Exercise instructions: Copy out exactly the lines from the first line of the material below through the line containing "t: '12', v: -16.38", and nothing beyond them.

Information shown:

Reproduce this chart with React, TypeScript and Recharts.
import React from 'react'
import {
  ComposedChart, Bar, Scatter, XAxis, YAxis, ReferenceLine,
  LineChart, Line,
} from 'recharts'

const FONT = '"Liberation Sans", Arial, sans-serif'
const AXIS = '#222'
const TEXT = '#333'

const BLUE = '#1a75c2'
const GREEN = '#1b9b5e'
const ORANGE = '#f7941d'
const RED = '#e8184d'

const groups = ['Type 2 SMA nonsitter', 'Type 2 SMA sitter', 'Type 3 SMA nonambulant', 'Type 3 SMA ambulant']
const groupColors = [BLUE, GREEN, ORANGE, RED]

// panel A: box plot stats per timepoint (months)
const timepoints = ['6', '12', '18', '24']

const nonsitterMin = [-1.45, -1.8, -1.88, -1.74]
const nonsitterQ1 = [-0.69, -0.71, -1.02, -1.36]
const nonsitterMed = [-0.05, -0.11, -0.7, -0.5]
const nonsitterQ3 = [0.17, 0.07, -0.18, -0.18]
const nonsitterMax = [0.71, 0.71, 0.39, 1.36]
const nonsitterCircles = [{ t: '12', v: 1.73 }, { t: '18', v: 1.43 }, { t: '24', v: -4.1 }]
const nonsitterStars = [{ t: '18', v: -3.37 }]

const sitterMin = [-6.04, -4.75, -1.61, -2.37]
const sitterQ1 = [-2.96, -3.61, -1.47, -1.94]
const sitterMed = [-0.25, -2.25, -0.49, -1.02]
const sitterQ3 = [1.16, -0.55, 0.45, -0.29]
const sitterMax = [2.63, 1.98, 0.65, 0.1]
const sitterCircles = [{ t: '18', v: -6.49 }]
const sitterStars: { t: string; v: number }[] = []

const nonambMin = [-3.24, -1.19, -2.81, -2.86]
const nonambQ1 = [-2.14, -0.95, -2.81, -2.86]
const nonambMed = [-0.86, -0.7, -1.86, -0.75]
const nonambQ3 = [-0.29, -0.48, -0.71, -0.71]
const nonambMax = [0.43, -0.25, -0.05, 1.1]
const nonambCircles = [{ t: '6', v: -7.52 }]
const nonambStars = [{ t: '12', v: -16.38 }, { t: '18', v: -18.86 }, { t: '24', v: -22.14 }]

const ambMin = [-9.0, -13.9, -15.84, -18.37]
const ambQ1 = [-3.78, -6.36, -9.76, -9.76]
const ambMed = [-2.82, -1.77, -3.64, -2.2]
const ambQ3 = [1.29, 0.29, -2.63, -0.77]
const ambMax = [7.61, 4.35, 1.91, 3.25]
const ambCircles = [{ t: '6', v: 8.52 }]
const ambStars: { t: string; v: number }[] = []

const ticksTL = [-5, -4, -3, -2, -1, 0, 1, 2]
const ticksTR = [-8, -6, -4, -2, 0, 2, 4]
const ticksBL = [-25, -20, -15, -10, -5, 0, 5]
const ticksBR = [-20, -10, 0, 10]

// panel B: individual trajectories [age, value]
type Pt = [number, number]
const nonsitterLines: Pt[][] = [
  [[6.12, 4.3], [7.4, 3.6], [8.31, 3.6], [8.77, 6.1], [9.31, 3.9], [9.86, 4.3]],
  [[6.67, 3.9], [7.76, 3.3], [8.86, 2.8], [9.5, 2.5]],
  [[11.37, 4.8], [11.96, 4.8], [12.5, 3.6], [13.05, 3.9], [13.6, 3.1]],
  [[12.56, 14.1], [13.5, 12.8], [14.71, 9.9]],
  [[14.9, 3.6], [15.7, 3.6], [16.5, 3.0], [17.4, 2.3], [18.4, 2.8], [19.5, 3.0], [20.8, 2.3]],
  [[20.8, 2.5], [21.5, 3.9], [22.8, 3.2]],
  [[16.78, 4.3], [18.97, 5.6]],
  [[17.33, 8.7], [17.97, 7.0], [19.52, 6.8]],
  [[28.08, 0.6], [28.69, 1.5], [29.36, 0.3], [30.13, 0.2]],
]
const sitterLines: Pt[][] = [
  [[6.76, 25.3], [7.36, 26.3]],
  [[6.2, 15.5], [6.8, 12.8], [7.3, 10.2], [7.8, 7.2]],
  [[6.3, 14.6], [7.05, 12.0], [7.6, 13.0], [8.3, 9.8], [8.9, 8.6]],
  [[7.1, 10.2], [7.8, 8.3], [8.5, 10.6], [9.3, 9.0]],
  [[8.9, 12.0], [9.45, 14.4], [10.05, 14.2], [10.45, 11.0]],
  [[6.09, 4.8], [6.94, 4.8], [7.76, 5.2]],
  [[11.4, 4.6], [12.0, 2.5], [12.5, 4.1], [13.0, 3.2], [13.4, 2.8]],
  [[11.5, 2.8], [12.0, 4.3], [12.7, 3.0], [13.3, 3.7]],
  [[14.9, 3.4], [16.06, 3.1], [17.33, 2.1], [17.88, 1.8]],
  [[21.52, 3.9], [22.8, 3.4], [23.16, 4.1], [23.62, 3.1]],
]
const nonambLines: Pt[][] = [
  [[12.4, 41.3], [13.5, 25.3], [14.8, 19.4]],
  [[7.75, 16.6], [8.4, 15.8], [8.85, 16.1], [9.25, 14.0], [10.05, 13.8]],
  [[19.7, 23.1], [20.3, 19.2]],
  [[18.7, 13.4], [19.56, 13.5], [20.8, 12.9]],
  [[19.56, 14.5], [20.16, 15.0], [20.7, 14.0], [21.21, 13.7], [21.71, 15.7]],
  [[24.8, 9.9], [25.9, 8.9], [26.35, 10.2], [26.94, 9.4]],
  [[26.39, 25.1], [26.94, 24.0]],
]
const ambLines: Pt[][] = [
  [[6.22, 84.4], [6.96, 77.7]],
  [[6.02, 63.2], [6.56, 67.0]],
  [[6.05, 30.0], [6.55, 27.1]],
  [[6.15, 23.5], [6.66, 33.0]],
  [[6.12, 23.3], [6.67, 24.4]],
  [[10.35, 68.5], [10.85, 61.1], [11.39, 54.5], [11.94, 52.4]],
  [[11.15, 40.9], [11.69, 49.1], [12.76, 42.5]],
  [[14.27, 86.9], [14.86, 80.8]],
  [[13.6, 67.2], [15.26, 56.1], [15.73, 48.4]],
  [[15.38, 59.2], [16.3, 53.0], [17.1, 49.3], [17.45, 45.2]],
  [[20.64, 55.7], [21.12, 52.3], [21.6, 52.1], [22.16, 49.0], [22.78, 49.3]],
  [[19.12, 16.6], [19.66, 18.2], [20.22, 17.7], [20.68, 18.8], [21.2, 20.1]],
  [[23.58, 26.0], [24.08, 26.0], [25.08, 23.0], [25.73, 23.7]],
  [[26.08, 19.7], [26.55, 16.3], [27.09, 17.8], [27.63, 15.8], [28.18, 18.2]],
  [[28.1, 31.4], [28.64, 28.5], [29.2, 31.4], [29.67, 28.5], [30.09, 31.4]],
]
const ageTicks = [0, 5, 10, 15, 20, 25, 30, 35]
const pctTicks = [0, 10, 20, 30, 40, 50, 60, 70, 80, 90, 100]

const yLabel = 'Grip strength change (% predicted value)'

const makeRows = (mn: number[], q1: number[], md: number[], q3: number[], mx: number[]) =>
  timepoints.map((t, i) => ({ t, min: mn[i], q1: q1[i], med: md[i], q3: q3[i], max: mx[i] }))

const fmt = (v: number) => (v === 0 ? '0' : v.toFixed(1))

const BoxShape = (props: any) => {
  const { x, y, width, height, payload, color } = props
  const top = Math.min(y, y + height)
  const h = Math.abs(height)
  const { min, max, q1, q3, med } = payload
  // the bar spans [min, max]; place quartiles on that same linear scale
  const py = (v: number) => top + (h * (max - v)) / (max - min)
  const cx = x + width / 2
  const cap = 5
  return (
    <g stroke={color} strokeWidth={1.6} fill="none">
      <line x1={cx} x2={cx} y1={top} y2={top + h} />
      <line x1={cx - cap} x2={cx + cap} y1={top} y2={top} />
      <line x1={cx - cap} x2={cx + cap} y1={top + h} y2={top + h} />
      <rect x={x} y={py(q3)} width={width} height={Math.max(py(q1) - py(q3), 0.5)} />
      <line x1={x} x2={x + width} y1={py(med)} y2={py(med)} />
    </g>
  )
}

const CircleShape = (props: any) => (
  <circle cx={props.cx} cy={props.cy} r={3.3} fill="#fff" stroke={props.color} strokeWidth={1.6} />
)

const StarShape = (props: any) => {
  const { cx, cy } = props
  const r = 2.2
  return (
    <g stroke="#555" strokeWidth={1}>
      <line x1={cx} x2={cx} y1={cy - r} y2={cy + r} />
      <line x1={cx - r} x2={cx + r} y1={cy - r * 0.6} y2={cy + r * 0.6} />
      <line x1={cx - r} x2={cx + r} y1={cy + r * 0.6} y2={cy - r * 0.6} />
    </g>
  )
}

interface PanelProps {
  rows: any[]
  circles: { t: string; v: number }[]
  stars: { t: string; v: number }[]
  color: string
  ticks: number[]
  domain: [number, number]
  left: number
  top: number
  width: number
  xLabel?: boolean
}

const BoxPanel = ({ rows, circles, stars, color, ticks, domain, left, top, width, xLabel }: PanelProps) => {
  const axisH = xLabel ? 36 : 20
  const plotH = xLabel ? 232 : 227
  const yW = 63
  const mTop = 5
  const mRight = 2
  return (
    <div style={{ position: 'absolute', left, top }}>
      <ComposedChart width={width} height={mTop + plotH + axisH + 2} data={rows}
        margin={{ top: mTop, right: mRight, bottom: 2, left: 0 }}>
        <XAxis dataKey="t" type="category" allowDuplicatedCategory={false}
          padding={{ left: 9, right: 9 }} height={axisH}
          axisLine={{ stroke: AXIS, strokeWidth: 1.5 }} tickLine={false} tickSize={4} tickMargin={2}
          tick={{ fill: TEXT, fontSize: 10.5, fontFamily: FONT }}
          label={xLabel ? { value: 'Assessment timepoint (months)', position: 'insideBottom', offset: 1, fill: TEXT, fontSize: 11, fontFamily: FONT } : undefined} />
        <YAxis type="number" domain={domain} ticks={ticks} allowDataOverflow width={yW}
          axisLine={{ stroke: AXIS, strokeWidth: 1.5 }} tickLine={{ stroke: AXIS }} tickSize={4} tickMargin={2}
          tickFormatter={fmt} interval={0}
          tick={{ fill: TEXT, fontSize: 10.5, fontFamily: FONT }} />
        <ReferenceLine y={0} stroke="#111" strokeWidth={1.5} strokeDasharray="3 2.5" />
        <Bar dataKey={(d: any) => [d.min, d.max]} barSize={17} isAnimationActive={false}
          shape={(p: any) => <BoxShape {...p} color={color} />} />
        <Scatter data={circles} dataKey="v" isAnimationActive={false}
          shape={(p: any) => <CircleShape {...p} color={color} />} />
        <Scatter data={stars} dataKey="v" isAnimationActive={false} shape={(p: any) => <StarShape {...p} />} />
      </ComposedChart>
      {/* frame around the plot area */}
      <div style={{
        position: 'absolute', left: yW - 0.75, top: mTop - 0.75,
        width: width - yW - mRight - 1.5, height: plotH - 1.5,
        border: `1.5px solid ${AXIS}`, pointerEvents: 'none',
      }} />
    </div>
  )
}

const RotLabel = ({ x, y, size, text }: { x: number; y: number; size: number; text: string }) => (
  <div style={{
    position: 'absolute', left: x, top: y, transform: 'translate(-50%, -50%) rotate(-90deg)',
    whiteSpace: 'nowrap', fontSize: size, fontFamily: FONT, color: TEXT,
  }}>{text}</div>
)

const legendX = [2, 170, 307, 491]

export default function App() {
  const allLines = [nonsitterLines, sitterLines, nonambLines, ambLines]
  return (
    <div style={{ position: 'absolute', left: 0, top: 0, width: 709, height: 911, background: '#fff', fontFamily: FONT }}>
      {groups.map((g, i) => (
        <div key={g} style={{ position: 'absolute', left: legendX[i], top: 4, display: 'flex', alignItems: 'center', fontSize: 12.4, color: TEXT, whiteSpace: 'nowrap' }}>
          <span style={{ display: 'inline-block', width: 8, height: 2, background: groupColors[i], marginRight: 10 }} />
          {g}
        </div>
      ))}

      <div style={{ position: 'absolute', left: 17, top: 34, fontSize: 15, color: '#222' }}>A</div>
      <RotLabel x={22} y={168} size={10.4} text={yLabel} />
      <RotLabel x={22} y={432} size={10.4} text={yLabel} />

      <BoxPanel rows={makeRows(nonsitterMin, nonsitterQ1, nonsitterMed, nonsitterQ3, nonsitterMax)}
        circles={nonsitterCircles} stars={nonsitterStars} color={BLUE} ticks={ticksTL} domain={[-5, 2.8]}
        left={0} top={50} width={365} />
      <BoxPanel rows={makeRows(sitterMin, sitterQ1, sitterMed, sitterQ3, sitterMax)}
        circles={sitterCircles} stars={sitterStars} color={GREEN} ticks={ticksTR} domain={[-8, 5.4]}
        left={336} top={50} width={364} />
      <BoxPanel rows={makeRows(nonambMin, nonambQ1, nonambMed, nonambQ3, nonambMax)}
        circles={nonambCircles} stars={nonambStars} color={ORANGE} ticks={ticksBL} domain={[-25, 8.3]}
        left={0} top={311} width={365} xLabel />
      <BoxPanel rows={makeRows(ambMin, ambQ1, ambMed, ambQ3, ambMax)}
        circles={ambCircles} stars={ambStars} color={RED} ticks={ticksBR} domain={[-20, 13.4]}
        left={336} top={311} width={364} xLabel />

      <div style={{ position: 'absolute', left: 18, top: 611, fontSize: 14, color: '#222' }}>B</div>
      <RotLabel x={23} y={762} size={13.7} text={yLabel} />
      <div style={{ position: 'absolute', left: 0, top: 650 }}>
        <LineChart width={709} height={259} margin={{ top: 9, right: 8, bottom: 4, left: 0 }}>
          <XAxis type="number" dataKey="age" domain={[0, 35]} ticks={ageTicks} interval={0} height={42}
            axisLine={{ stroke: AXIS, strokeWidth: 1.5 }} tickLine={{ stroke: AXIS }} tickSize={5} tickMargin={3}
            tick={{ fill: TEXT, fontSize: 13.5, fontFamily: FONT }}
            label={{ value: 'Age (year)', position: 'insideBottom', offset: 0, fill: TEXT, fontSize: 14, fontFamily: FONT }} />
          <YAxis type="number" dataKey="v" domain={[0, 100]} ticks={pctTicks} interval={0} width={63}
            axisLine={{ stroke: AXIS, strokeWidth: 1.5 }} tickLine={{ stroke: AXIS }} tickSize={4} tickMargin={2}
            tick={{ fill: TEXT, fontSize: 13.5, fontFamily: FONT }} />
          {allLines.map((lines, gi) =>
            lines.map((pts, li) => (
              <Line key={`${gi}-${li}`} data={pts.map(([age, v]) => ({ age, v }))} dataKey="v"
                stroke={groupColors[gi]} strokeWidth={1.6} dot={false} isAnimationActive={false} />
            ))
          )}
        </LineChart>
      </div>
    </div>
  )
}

Output of the task:
Reproduce this chart with React, TypeScript and Recharts.
import React from 'react'
import {
  ComposedChart, Bar, Scatter, XAxis, YAxis, ReferenceLine,
  LineChart, Line,
} from 'recharts'

const FONT = '"Liberation Sans", Arial, sans-serif'
const AXIS = '#222'
const TEXT = '#333'

const BLUE = '#1a75c2'
const GREEN = '#1b9b5e'
const ORANGE = '#f7941d'
const RED = '#e8184d'

const groups = ['Type 2 SMA nonsitter', 'Type 2 SMA sitter', 'Type 3 SMA nonambulant', 'Type 3 SMA ambulant']
const groupColors = [BLUE, GREEN, ORANGE, RED]

// panel A: box plot stats per timepoint (months)
const timepoints = ['6', '12', '18', '24']

const nonsitterMin = [-1.45, -1.8, -1.88, -1.74]
const nonsitterQ1 = [-0.69, -0.71, -1.02, -1.36]
const nonsitterMed = [-0.05, -0.11, -0.7, -0.5]
const nonsitterQ3 = [0.17, 0.07, -0.18, -0.18]
const nonsitterMax = [0.71, 0.71, 0.39, 1.36]
const nonsitterCircles = [{ t: '12', v: 1.73 }, { t: '18', v: 1.43 }, { t: '24', v: -4.1 }]
const nonsitterStars = [{ t: '18', v: -3.37 }]

const sitterMin = [-6.04, -4.75, -1.61, -2.37]
const sitterQ1 = [-2.96, -3.61, -1.47, -1.94]
const sitterMed = [-0.25, -2.25, -0.49, -1.02]
const sitterQ3 = [1.16, -0.55, 0.45, -0.29]
const sitterMax = [2.63, 1.98, 0.65, 0.1]
const sitterCircles = [{ t: '18', v: -6.49 }]
const sitterStars: { t: string; v: number }[] = []

const nonambMin = [-3.24, -1.19, -2.81, -2.86]
const nonambQ1 = [-2.14, -0.95, -2.81, -2.86]
const nonambMed = [-0.86, -0.7, -1.86, -0.75]
const nonambQ3 = [-0.29, -0.48, -0.71, -0.71]
const nonambMax = [0.43, -0.25, -0.05, 1.1]
const nonambCircles = [{ t: '6', v: -7.52 }]
const nonambStars = [{ t: '12', v: -16.38 }, { t: '18', v: -18.86 }, { t: '24', v: -22.14 }]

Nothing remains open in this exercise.